**Objective**
Output the material beneath this task exactly, images excluded.

***** Data lines

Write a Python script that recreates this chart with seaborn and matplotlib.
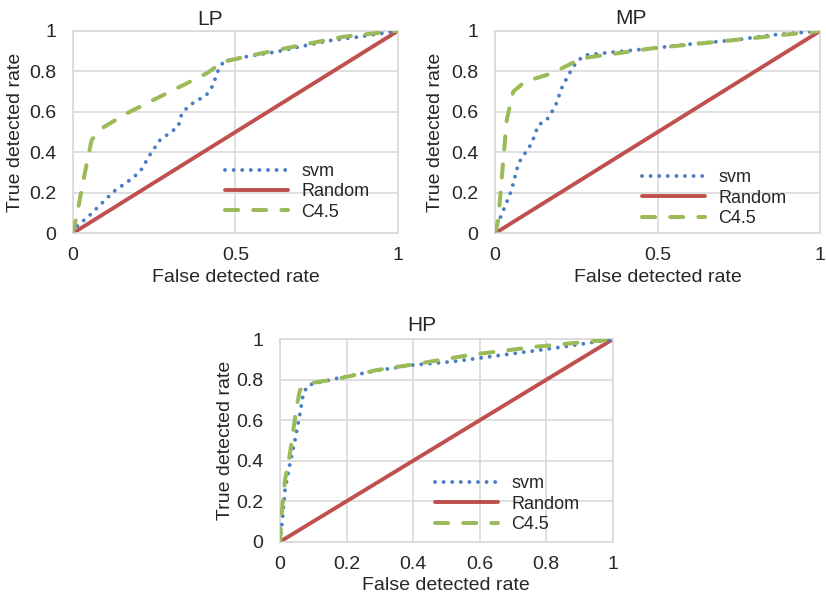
import matplotlib
matplotlib.use("Agg")
import matplotlib.pyplot as plt
from matplotlib.ticker import FuncFormatter
import seaborn as sns
import pandas as pd

# ROC points per dataset (false detected rate, true detected rate)
lp_svm_x = [0, 0.012, 0.053, 0.125, 0.176, 0.207, 0.237, 0.268, 0.324, 0.335, 0.36,
            0.411, 0.432, 0.442, 0.463, 0.534, 0.626, 0.698, 0.8, 0.882, 1]
lp_svm_y = [0, 0.033, 0.09, 0.205, 0.263, 0.304, 0.387, 0.46, 0.526, 0.592, 0.633,
            0.683, 0.732, 0.789, 0.847, 0.872, 0.896, 0.921, 0.954, 0.970, 1]
lp_c45_x = [0, 0.012, 0.033, 0.058, 0.089, 0.166, 0.248, 0.33, 0.411, 0.463, 0.555,
            0.678, 0.831, 1]
lp_c45_y = [0, 0.082, 0.263, 0.46, 0.518, 0.592, 0.658, 0.724, 0.789, 0.847, 0.88,
            0.921, 0.97, 1]

mp_svm_x = [0, 0.005, 0.026, 0.051, 0.072, 0.092, 0.113, 0.133, 0.159, 0.185, 0.205,
            0.226, 0.251, 0.277, 0.379, 0.482, 0.605, 0.738, 0.851, 1]
mp_svm_y = [0, 0.033, 0.115, 0.214, 0.346, 0.395, 0.445, 0.535, 0.56, 0.626, 0.717,
            0.783, 0.848, 0.881, 0.898, 0.914, 0.936, 0.955, 0.98, 1]
mp_c45_x = [0, 0.01, 0.021, 0.036, 0.056, 0.092, 0.174, 0.267, 0.338, 0.482, 0.636,
            0.79, 1]
mp_c45_y = [0, 0.066, 0.28, 0.56, 0.7, 0.75, 0.79, 0.865, 0.881, 0.914, 0.939,
            0.964, 1]

hp_svm_x = [0, 0.005, 0.015, 0.03, 0.045, 0.06, 0.07, 0.085, 0.17, 0.3, 0.4, 0.52,
            0.671, 0.822, 1]
hp_svm_y = [0, 0.074, 0.255, 0.387, 0.502, 0.634, 0.733, 0.774, 0.807, 0.848, 0.873,
            0.89, 0.923, 0.956, 1]
hp_c45_x = [0, 0.005, 0.015, 0.03, 0.04, 0.05, 0.06, 0.09, 0.18, 0.29, 0.42, 0.571,
            0.772, 1]
hp_c45_y = [0, 0.14, 0.305, 0.437, 0.552, 0.667, 0.75, 0.783, 0.807, 0.848, 0.881,
            0.923, 0.964, 1]

random_x = [0, 1]
random_y = [0, 1]

series_names = ["svm", "Random", "C4.5"]
yticks = [0, 0.2, 0.4, 0.6, 0.8, 1]
xticks_coarse = [0, 0.5, 1]
xticks_fine = [0, 0.2, 0.4, 0.6, 0.8, 1]

sns.set_style("white")
plt.rcParams["font.family"] = ["Liberation Sans", "DejaVu Sans"]

BLUE = "#4a7ec4"
RED = "#c0504d"
GREEN = "#9bbb59"
GRID = "#d9d9d9"
TEXT = "#262626"

fig = plt.figure(figsize=(8.26, 5.97), dpi=100)

panels = [
    dict(title="LP", rect=[0.0880, 0.6092, 0.3942, 0.3394], svm=(lp_svm_x, lp_svm_y),
         c45=(lp_c45_x, lp_c45_y), xticks=xticks_coarse, title_xy=(0.254, 0.968),
         ylab_x=-0.150, leg=(0.468, 0.205)),
    dict(title="MP", rect=[0.5993, 0.6092, 0.3935, 0.3389], svm=(mp_svm_x, mp_svm_y),
         c45=(mp_c45_x, mp_c45_y), xticks=xticks_coarse, title_xy=(0.764, 0.969),
         ylab_x=-0.157, leg=(0.452, 0.174)),
    dict(title="HP", rect=[0.3390, 0.0926, 0.4028, 0.3390], svm=(hp_svm_x, hp_svm_y),
         c45=(hp_c45_x, hp_c45_y), xticks=xticks_fine, title_xy=(0.511, 0.455),
         ylab_x=-0.138, leg=(0.466, 0.186)),
]

fmt = FuncFormatter(lambda v, _: f"{v:g}")

for p in panels:
    ax = fig.add_axes(p["rect"])
    svm_df = pd.DataFrame({"x": p["svm"][0], "y": p["svm"][1]})
    rnd_df = pd.DataFrame({"x": random_x, "y": random_y})
    c45_df = pd.DataFrame({"x": p["c45"][0], "y": p["c45"][1]})

    sns.lineplot(data=svm_df, x="x", y="y", ax=ax, color=BLUE, lw=2.8,
                 label=series_names[0], estimator=None, sort=False, zorder=3)
    sns.lineplot(data=rnd_df, x="x", y="y", ax=ax, color=RED, lw=2.8,
                 label=series_names[1], estimator=None, sort=False, zorder=2)
    sns.lineplot(data=c45_df, x="x", y="y", ax=ax, color=GREEN, lw=2.9,
                 label=series_names[2], estimator=None, sort=False, zorder=4)

    l_svm, l_rnd, l_c45 = ax.get_lines()[:3]
    l_svm.set_linestyle((0, (0.01, 2.2)))
    l_svm.set_dash_capstyle("round")
    l_c45.set_linestyle((0, (3.25, 3.75)))
    l_c45.set_dash_capstyle("round")

    ax.set_xlim(0, 1)
    ax.set_ylim(0, 1)
    ax.set_xticks(p["xticks"])
    ax.set_yticks(yticks)
    ax.xaxis.set_major_formatter(fmt)
    ax.yaxis.set_major_formatter(fmt)
    ax.tick_params(length=0, labelsize=14, colors=TEXT)
    ax.tick_params(axis="y", pad=12)
    ax.tick_params(axis="x", pad=10)
    ax.grid(True, color=GRID, lw=1.2)
    ax.set_axisbelow(True)
    for s in ax.spines.values():
        s.set_visible(True)
        s.set_color(GRID)
        s.set_linewidth(1.2)

    ax.set_xlabel("False detected rate", fontsize=14, color=TEXT)
    ax.set_ylabel("True detected rate", fontsize=14, color=TEXT)
    ax.xaxis.set_label_coords(0.5, -0.176)
    ax.yaxis.set_label_coords(p["ylab_x"], 0.5)

    leg = ax.legend(loc="center left", bbox_to_anchor=p["leg"], frameon=False,
                    fontsize=13, handlelength=3.5, handletextpad=0.72,
                    labelspacing=0.18, borderpad=0, borderaxespad=0)
    for t in leg.get_texts():
        t.set_color(TEXT)

    fig.text(p["title_xy"][0], p["title_xy"][1], p["title"], fontsize=15,
             color=TEXT, ha="center", va="center")

fig.savefig("out.png", dpi=100, facecolor="white")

**********

**Complete output**
Write a Python script that recreates this chart with seaborn and matplotlib.
import matplotlib
matplotlib.use("Agg")
import matplotlib.pyplot as plt
from matplotlib.ticker import FuncFormatter
import seaborn as sns
import pandas as pd

# ROC points per dataset (false detected rate, true detected rate)
lp_svm_x = [0, 0.012, 0.053, 0.125, 0.176, 0.207, 0.237, 0.268, 0.324, 0.335, 0.36,
            0.411, 0.432, 0.442, 0.463, 0.534, 0.626, 0.698, 0.8, 0.882, 1]
lp_svm_y = [0, 0.033, 0.09, 0.205, 0.263, 0.304, 0.387, 0.46, 0.526, 0.592, 0.633,
            0.683, 0.732, 0.789, 0.847, 0.872, 0.896, 0.921, 0.954, 0.970, 1]
lp_c45_x = [0, 0.012, 0.033, 0.058, 0.089, 0.166, 0.248, 0.33, 0.411, 0.463, 0.555,
            0.678, 0.831, 1]
lp_c45_y = [0, 0.082, 0.263, 0.46, 0.518, 0.592, 0.658, 0.724, 0.789, 0.847, 0.88,
            0.921, 0.97, 1]

mp_svm_x = [0, 0.005, 0.026, 0.051, 0.072, 0.092, 0.113, 0.133, 0.159, 0.185, 0.205,
            0.226, 0.251, 0.277, 0.379, 0.482, 0.605, 0.738, 0.851, 1]
mp_svm_y = [0, 0.033, 0.115, 0.214, 0.346, 0.395, 0.445, 0.535, 0.56, 0.626, 0.717,
            0.783, 0.848, 0.881, 0.898, 0.914, 0.936, 0.955, 0.98, 1]
mp_c45_x = [0, 0.01, 0.021, 0.036, 0.056, 0.092, 0.174, 0.267, 0.338, 0.482, 0.636,
            0.79, 1]
mp_c45_y = [0, 0.066, 0.28, 0.56, 0.7, 0.75, 0.79, 0.865, 0.881, 0.914, 0.939,
            0.964, 1]

hp_svm_x = [0, 0.005, 0.015, 0.03, 0.045, 0.06, 0.07, 0.085, 0.17, 0.3, 0.4, 0.52,
            0.671, 0.822, 1]
hp_svm_y = [0, 0.074, 0.255, 0.387, 0.502, 0.634, 0.733, 0.774, 0.807, 0.848, 0.873,
            0.89, 0.923, 0.956, 1]
hp_c45_x = [0, 0.005, 0.015, 0.03, 0.04, 0.05, 0.06, 0.09, 0.18, 0.29, 0.42, 0.571,
            0.772, 1]
hp_c45_y = [0, 0.14, 0.305, 0.437, 0.552, 0.667, 0.75, 0.783, 0.807, 0.848, 0.881,
            0.923, 0.964, 1]

random_x = [0, 1]
random_y = [0, 1]

series_names = ["svm", "Random", "C4.5"]
yticks = [0, 0.2, 0.4, 0.6, 0.8, 1]
xticks_coarse = [0, 0.5, 1]
xticks_fine = [0, 0.2, 0.4, 0.6, 0.8, 1]

sns.set_style("white")
plt.rcParams["font.family"] = ["Liberation Sans", "DejaVu Sans"]

BLUE = "#4a7ec4"
RED = "#c0504d"
GREEN = "#9bbb59"
GRID = "#d9d9d9"
TEXT = "#262626"

fig = plt.figure(figsize=(8.26, 5.97), dpi=100)

panels = [
    dict(title="LP", rect=[0.0880, 0.6092, 0.3942, 0.3394], svm=(lp_svm_x, lp_svm_y),
         c45=(lp_c45_x, lp_c45_y), xticks=xticks_coarse, title_xy=(0.254, 0.968),
         ylab_x=-0.150, leg=(0.468, 0.205)),
    dict(title="MP", rect=[0.5993, 0.6092, 0.3935, 0.3389], svm=(mp_svm_x, mp_svm_y),
         c45=(mp_c45_x, mp_c45_y), xticks=xticks_coarse, title_xy=(0.764, 0.969),
         ylab_x=-0.157, leg=(0.452, 0.174)),
    dict(title="HP", rect=[0.3390, 0.0926, 0.4028, 0.3390], svm=(hp_svm_x, hp_svm_y),
         c45=(hp_c45_x, hp_c45_y), xticks=xticks_fine, title_xy=(0.511, 0.455),
         ylab_x=-0.138, leg=(0.466, 0.186)),
]

fmt = FuncFormatter(lambda v, _: f"{v:g}")

for p in panels:
    ax = fig.add_axes(p["rect"])
    svm_df = pd.DataFrame({"x": p["svm"][0], "y": p["svm"][1]})
    rnd_df = pd.DataFrame({"x": random_x, "y": random_y})
    c45_df = pd.DataFrame({"x": p["c45"][0], "y": p["c45"][1]})

    sns.lineplot(data=svm_df, x="x", y="y", ax=ax, color=BLUE, lw=2.8,
                 label=series_names[0], estimator=None, sort=False, zorder=3)
    sns.lineplot(data=rnd_df, x="x", y="y", ax=ax, color=RED, lw=2.8,
                 label=series_names[1], estimator=None, sort=False, zorder=2)
    sns.lineplot(data=c45_df, x="x", y="y", ax=ax, color=GREEN, lw=2.9,
                 label=series_names[2], estimator=None, sort=False, zorder=4)

    l_svm, l_rnd, l_c45 = ax.get_lines()[:3]
    l_svm.set_linestyle((0, (0.01, 2.2)))
    l_svm.set_dash_capstyle("round")
    l_c45.set_linestyle((0, (3.25, 3.75)))
    l_c45.set_dash_capstyle("round")

    ax.set_xlim(0, 1)
    ax.set_ylim(0, 1)
    ax.set_xticks(p["xticks"])
    ax.set_yticks(yticks)
    ax.xaxis.set_major_formatter(fmt)
    ax.yaxis.set_major_formatter(fmt)
    ax.tick_params(length=0, labelsize=14, colors=TEXT)
    ax.tick_params(axis="y", pad=12)
    ax.tick_params(axis="x", pad=10)
    ax.grid(True, color=GRID, lw=1.2)
    ax.set_axisbelow(True)
    for s in ax.spines.values():
        s.set_visible(True)
        s.set_color(GRID)
        s.set_linewidth(1.2)

    ax.set_xlabel("False detected rate", fontsize=14, color=TEXT)
    ax.set_ylabel("True detected rate", fontsize=14, color=TEXT)
    ax.xaxis.set_label_coords(0.5, -0.176)
    ax.yaxis.set_label_coords(p["ylab_x"], 0.5)

    leg = ax.legend(loc="center left", bbox_to_anchor=p["leg"], frameon=False,
                    fontsize=13, handlelength=3.5, handletextpad=0.72,
                    labelspacing=0.18, borderpad=0, borderaxespad=0)
    for t in leg.get_texts():
        t.set_color(TEXT)

    fig.text(p["title_xy"][0], p["title_xy"][1], p["title"], fontsize=15,
             color=TEXT, ha="center", va="center")

fig.savefig("out.png", dpi=100, facecolor="white")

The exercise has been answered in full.